→ EXERCISE DESCRIPTION: Sift the listing for lines that hold the string "chart" and pull them out.

→ SOURCE DATA:
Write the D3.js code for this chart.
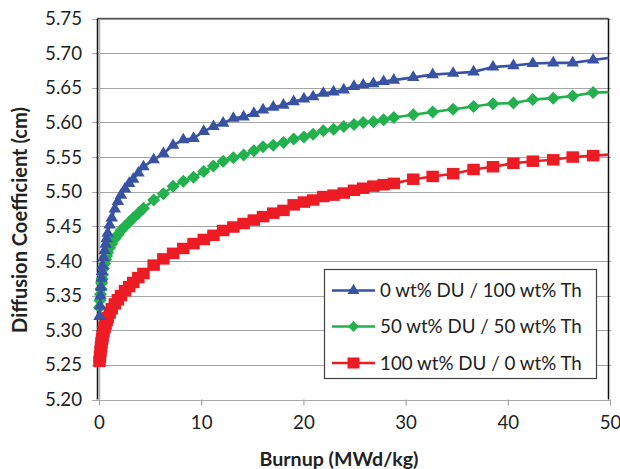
<!DOCTYPE html>
<html>
<head>
<meta charset="utf-8">
<script src="https://cdn.jsdelivr.net/npm/d3@7"></script>
<style>
  html, body { margin: 0; padding: 0; background: #fff; }
  svg { display: block; font-family: Lato, "Open Sans", sans-serif; }
</style>
</head>
<body>
<svg id="chart" width="620" height="469"></svg>
<script>
// Burnup steps (MWd/kg) shared by all three fuel mixes
const burnup = [0, 0.05, 0.1, 0.15, 0.2, 0.25, 0.3, 0.4, 0.5, 0.6, 0.7, 0.8, 1.0, 1.2, 1.5, 1.8, 2.1, 2.5, 2.9, 3.3, 3.8,
  4.3, 5.3, 6.25, 7.2, 8.2, 9.2, 10.2, 11.15, 12.1, 13.1, 14.1, 15.1, 16.0, 17.0, 18.0, 19.0, 20.0, 20.9, 21.9, 22.9,
  23.9, 24.9, 25.8, 26.8, 27.8, 28.8, 30.7, 32.6, 34.6, 36.6, 38.5, 40.5, 42.4, 44.4, 46.3, 48.3, 50.3];

// Diffusion coefficient (cm)
const du0th100 = [5.320, 5.335, 5.350, 5.362, 5.375, 5.385, 5.393, 5.405, 5.415, 5.424, 5.432, 5.440, 5.452, 5.462, 5.475,
  5.486, 5.495, 5.504, 5.512, 5.518, 5.527, 5.536, 5.546, 5.555, 5.567, 5.575, 5.577, 5.587, 5.594, 5.599, 5.606, 5.608,
  5.613, 5.618, 5.622, 5.625, 5.630, 5.634, 5.637, 5.642, 5.644, 5.647, 5.652, 5.654, 5.656, 5.659, 5.661, 5.665, 5.669,
  5.671, 5.673, 5.680, 5.682, 5.685, 5.686, 5.686, 5.690, 5.694];
const du50th50 = [5.333, 5.343, 5.352, 5.360, 5.368, 5.374, 5.380, 5.389, 5.396, 5.402, 5.407, 5.412, 5.419, 5.425, 5.432,
  5.438, 5.444, 5.450, 5.456, 5.462, 5.469, 5.476, 5.488, 5.497, 5.508, 5.515, 5.521, 5.529, 5.537, 5.544, 5.549, 5.553,
  5.559, 5.565, 5.567, 5.571, 5.576, 5.579, 5.583, 5.588, 5.590, 5.594, 5.597, 5.600, 5.601, 5.604, 5.607, 5.611, 5.615,
  5.619, 5.623, 5.627, 5.628, 5.633, 5.635, 5.638, 5.643, 5.644];
const du100th0 = [5.255, 5.262, 5.270, 5.276, 5.282, 5.287, 5.291, 5.298, 5.304, 5.309, 5.314, 5.318, 5.325, 5.331, 5.338,
  5.344, 5.350, 5.357, 5.363, 5.369, 5.376, 5.382, 5.394, 5.403, 5.411, 5.418, 5.425, 5.431, 5.437, 5.444, 5.449, 5.454,
  5.459, 5.464, 5.469, 5.473, 5.481, 5.485, 5.488, 5.493, 5.495, 5.498, 5.502, 5.505, 5.508, 5.510, 5.512, 5.518, 5.522,
  5.526, 5.532, 5.536, 5.541, 5.544, 5.546, 5.550, 5.552, 5.554];

const seriesNames = ["0 wt% DU / 100 wt% Th", "50 wt% DU / 50 wt% Th", "100 wt% DU / 0 wt% Th"];
const seriesColors = ["#3953a4", "#22b14c", "#ed1c24"];
const seriesMarkers = ["triangle", "diamond", "square"];

const xTicks = [0, 10, 20, 30, 40, 50];
const yTicks = [5.20, 5.25, 5.30, 5.35, 5.40, 5.45, 5.50, 5.55, 5.60, 5.65, 5.70, 5.75];

const xTitle = "Burnup (MWd/kg)";
const yTitle = "Diffusion Coefficient (cm)";

const series = [du0th100, du50th50, du100th0].map((vals, i) => ({
  name: seriesNames[i], color: seriesColors[i], marker: seriesMarkers[i],
  points: burnup.map((b, j) => ({ x: b, y: vals[j] }))
}));

const svg = d3.select("#chart");
const x = d3.scaleLinear().domain([0, 50]).range([99.5, 610.5]);
const y = d3.scaleLinear().domain([5.20, 5.75]).range([399.5, 18.5]);
const frameLeft = 97.5, frameRight = 608.5;

// fit a text element to a given width by scaling its font size
function fitWidth(sel, width) {
  const w = sel.node().getComputedTextLength();
  const fs = parseFloat(sel.attr("font-size"));
  sel.attr("font-size", (fs * width / w).toFixed(2));
}

function markerPath(type, s) {
  const h = s / 2;
  if (type === "triangle") {
    const th = s * 0.85;
    return `M0,${-th * 2 / 3}L${h},${th / 3}L${-h},${th / 3}Z`;
  }
  if (type === "diamond") return `M0,${-h}L${h},0L0,${h}L${-h},0Z`;
  return `M${-h},${-h * 0.92}H${h}V${h * 0.92}H${-h}Z`;
}

// horizontal gridlines, extending left as tick marks
svg.append("g").selectAll("line").data(yTicks).join("line")
  .attr("x1", 92).attr("x2", 611)
  .attr("y1", d => Math.round(y(d)) + 0.5).attr("y2", d => Math.round(y(d)) + 0.5)
  .attr("stroke", "#a6a6a6").attr("stroke-width", 1.2);

// y axis line
svg.append("line").attr("x1", x(0)).attr("x2", x(0)).attr("y1", y(5.75)).attr("y2", y(5.20))
  .attr("stroke", "#b0b0b0").attr("stroke-width", 1.5);

// x axis ticks
svg.append("g").selectAll("line").data(xTicks).join("line")
  .attr("x1", d => x(d)).attr("x2", d => x(d)).attr("y1", y(5.20)).attr("y2", y(5.20) + 6)
  .attr("stroke", "#a6a6a6").attr("stroke-width", 1.2);

// plot area frame
svg.append("line").attr("x1", frameLeft).attr("x2", frameRight).attr("y1", y(5.75)).attr("y2", y(5.75))
  .attr("stroke", "#595959").attr("stroke-width", 1.5);
svg.append("line").attr("x1", frameLeft).attr("x2", frameLeft).attr("y1", y(5.75)).attr("y2", y(5.20))
  .attr("stroke", "#111").attr("stroke-width", 1.5);
svg.append("line").attr("x1", frameRight).attr("x2", frameRight).attr("y1", y(5.75)).attr("y2", y(5.20))
  .attr("stroke", "#111").attr("stroke-width", 1.5);

// tick labels
const yl = svg.append("g").selectAll("text").data(yTicks).join("text")
  .attr("x", 82).attr("y", d => y(d)).attr("dy", "0.35em")
  .attr("text-anchor", "end").attr("font-size", 17).attr("fill", "#222")
  .text(d => d.toFixed(2));
yl.each(function () { fitWidth(d3.select(this), 37); });

const xl = svg.append("g").selectAll("text").data(xTicks).join("text")
  .attr("x", d => x(d)).attr("y", 422).attr("dy", "0.35em")
  .attr("text-anchor", "middle").attr("font-size", 17).attr("fill", "#222")
  .text(d => d);
const ysz = yl.attr("font-size");
xl.attr("font-size", ysz);

// axis titles
const xt = svg.append("text").attr("x", 339).attr("y", 459).attr("dy", "0.35em")
  .attr("text-anchor", "middle").attr("font-weight", "bold").attr("font-size", 17).attr("fill", "#222")
  .text(xTitle);
fitWidth(xt, 159);
const yt = svg.append("text").attr("transform", "translate(20,220) rotate(-90)").attr("dy", "0.35em")
  .attr("text-anchor", "middle").attr("font-weight", "bold").attr("font-size", 17).attr("fill", "#222")
  .text(yTitle);
fitWidth(yt, 226);

// data lines, clipped at the right edge of the frame
svg.append("clipPath").attr("id", "plotClip").append("rect")
  .attr("x", 0).attr("y", 0).attr("width", frameRight).attr("height", 469);

const line = d3.line().x(d => x(d.x)).y(d => y(d.y));
const gData = svg.append("g");
series.slice().reverse().forEach(s => {
  const g = gData.append("g");
  g.append("path").datum(s.points).attr("d", line)
    .attr("fill", "none").attr("stroke", s.color).attr("stroke-width", 2.6)
    .attr("clip-path", "url(#plotClip)");
  g.selectAll("path.m").data(s.points.filter(p => p.x <= 50)).join("path").attr("class", "m")
    .attr("transform", d => `translate(${x(d.x)},${y(d.y)})`)
    .attr("d", markerPath(s.marker, s.marker === "diamond" ? 13 : 12.5))
    .attr("fill", s.color);
});

// legend
const lg = svg.append("g");
lg.append("rect").attr("x", 324.5).attr("y", 269.5).attr("width", 272).attr("height", 109)
  .attr("fill", "#fff").attr("stroke", "#404040").attr("stroke-width", 1.2);
const rowY = [290.5, 326.5, 363];
series.forEach((s, i) => {
  const r = lg.append("g");
  r.append("line").attr("x1", 332).attr("x2", 375).attr("y1", rowY[i]).attr("y2", rowY[i])
    .attr("stroke", s.color).attr("stroke-width", 2.6);
  r.append("path").attr("transform", `translate(353.5,${rowY[i]})`)
    .attr("d", markerPath(s.marker, s.marker === "diamond" ? 11 : 12)).attr("fill", s.color);
  const t = r.append("text").attr("x", 380).attr("y", rowY[i]).attr("dy", "0.35em")
    .attr("font-size", 18).attr("fill", "#222").text(s.name);
  if (i === 0) fitWidth(t, 202);
  else t.attr("font-size", lg.select("text").attr("font-size"));
});
</script>
</body>
</html>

→ SOLUTION:
Write the D3.js code for this chart.
<svg id="chart" width="620" height="469"></svg>
const svg = d3.select("#chart");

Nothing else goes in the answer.